I loved this poem deeply. It reminded me of my crush and of the first day of English class where I met her. For six months I constantly watched her beautiful eyes in the class. Now it has been two years, and I don't even know where she lives and don't have any picture of her. I only have the picture I drew one year ago to give her on her birthday, but she never came. Never. And now it's all I have for forever. Sometimes I look back and then look at the drawing kept in my sketchbook and think, "So much of me will always love her."

  • Quinton by Quinton
  • 2 years ago

Stop chasing those you love. Chase your dreams and be yourself...maybe one day you'll find someone just like you.

  • Anonymous by Anonymous
  • 5 years ago

I have liked this guy for 3 years, and I know he liked me too (don't know if he still does). I still haven't told him, and I only see him every once and a while. I bet he's moved on though, but the worst part is the unknown. Especially because his niece is one of my best and closest friends, and all I ever want to blurt out is "How is he?" Or "Does he still care about me?" "Does he ever mention me?" But I have no idea what to do. And I can't stop loving him because "too much of me already loves" him.

  • Anonymous by Anonymous
  • 3 years ago

This poem is deep. It calls you out. I'd been friends with this guy for about 6-7 years. When we first met I remember getting those butterflies, that instant feeling of knowing it was him. I felt like he could never love somebody like me. He moved, but we still managed to stay in touch. Eventually his family moved back home and so much had changed in the both of us. I remember getting that "love rush" again but never had the bravery to confess my feelings for him. I was scared of rejection and ruining a perfect friendship. After months of friends telling me I had nothing to lose I told him, but I rejected him before letting him reject me. With everything that has happened I never had much time to think about him. I truly believed I had moved on. But a couple nights ago I randomly started thinking about him again. I smiled at the thoughts. I had a dream, and it felt so real. I can't stop loving him because "too much of me already loves" him and it hurts.
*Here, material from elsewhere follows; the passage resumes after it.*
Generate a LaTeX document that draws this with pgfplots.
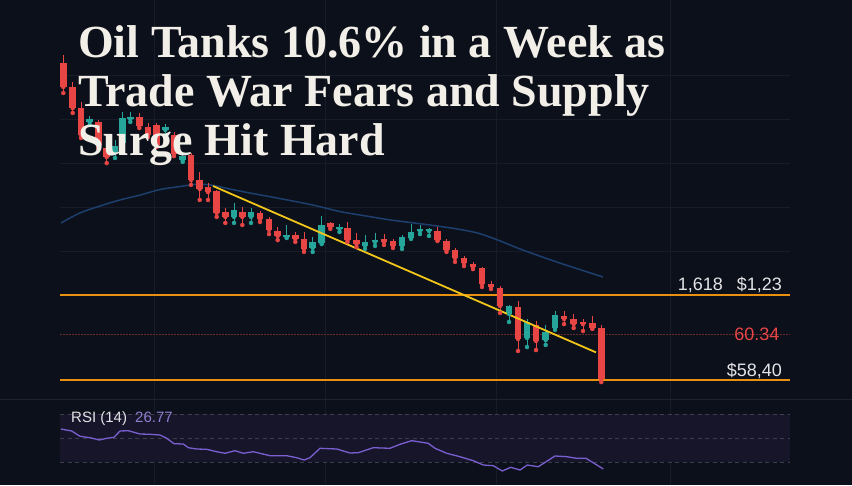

  • Christine Elliana Veronica by Christine Elliana Veronica
  • 5 years ago

Wow the poem reminds me about my crush, and I had feelings for him for almost 5 years. It's true when the poem said, "I could give up on you, but too much of me still loves you." I tried too hard to forget him, but I can't forget him even when I know that he had a new girlfriend.

  • JB by JB
  • 4 years ago

The same thing happened to me... don't know why I still think of him. It was 6 years ago. But for some reason there's something about him that I can't forget. If you want to chat let me know.

  • Astrid C. W. by Astrid C. W., Canada
  • 5 years ago

The boy I had a crush on moved across the country and I never had a chance to tell him I loved him. It happened last month and my heart still hurts. This poem is so similar to my life and I don't have anyone else to relate to.